Kindly Bent To Free Us, Prog-metal band Cynic's 3rd full studio album in 22 years (long story) is not the prog album your parents used to listen to. Hell, it's not even the prog album you used to listen to. This is prog for the 21st century and it sits in some uncomfortable territory. Fronted by guitarist Paul Masvidal, bassist Sean Malone and drummer Sean Reinert, they start you on your album journey on Hallucination Speak with a fade in of light synth washes and quiet churning guitars before introducing the song proper with louder crunching guitars that immediately hands off to chunky jazz inflected drum and bass rhythms as Masdival's clear vocal presents itself. His vocals will be the first and last non alien sound that you will hear on this album. The instruments will sound familiar, naturally, but It's the music that sounds alien and not in the way that you think it would. There are ghostly echoes of the prog giants that have gone before but in ways that are almost unrecognizable. Cynic's music feels as if it is an x-ray image of prog metal or like glimpsing the spirit of a departed loved one, as it's quite singular and free of all the past prog music cliches found in songs by groups like Dream Theater.

There are traces of the prog metal music that existed before but it has been somehow metaphysically changed in ways that we'll never really understand. The album's second track, The Lions Roar, is more of a traditional anthemic prog metal song with subtle jazz inflections with an almost poppy chorus that belies it's complex layering. The title track is where we get into the heart of the beast which starts with slow melodic verses that switch over to waves of acid tinged guitar riffing, with technical drum mastery by Reinert's manic flowing poly rhythms and intense bass drumming that is absolutely breathtaking before changing back to a slower pace. Masvidal and Malone both weave delicate melodies and a tricky time signature around Reinhert that then explodes into a locomotive powered percussion piece supported by the powerful and precise playing by Masvidal and Malone.

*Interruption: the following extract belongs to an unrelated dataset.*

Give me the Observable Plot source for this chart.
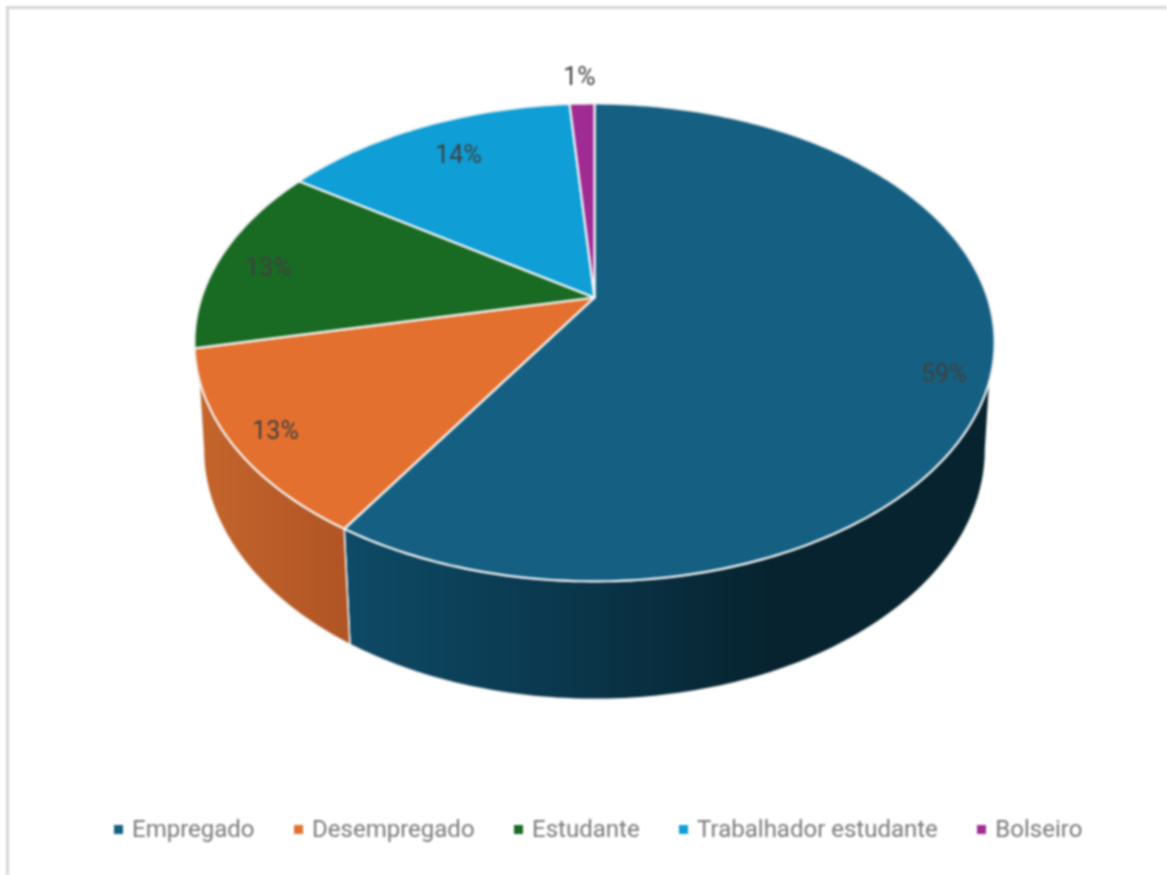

It feels that a miss by any one of the three by even a fraction of a second would send the entire work crashing to the ground.

These four signature song structures are repeated before the song concludes with an extended chorus that shows how Malone is so integral in assisting Reinert maintain a sense of groove in even their most technically proficient workouts. Infinite Shapes introduces an industrial guitar sound to go along with the jazz and tech fest while Moon Heart Sun Head continues the tech magic that builds up to a good old fashioned middle eight section that is introduced by rapid foot work and a heavy hits to Reinert's toms and snare that then starts off a majestic ascending major scale guitar solo that makes you think you're on your way skyward. This solo will give you the feeling of being pulled forward off your feet at the speed of light and just as quickly thrown backward again before slowing regaining your equilibrium.

Gitanjali has spacey tribal like moans from Masvidal as well as more complex guitar playing throughout with Reinert back to his tasteful but never overplayed tech flourishes, with creepy almost subliminal keyboard washes floating throughout the sound mix. Holy Fallout is an anthemic prog/tech metal closer that again shows off the skill of all three musicians before fading into How Bountiful, a gentle Masvidal thanksgiving tome to the earth and universe. The most outstanding aspect of Cynic's music is the band's ability to seamlessly meld loud hard rock with mellow passages, and that is no mean feat. Kindly Bent To Free US is an album that is deceptively complex and layered and demands a lot from it's listener (It took a lot from this reviewer to just remember this album's basic outline after just a few listens with songs that average a duration of no longer than 5 minutes), but it should be in every 21st century prog metal fans collection, as it an album produced by one of those rare artists who are always genre defining as well as trying to be genre breaking at the same time. Indeed, the old gods do speak.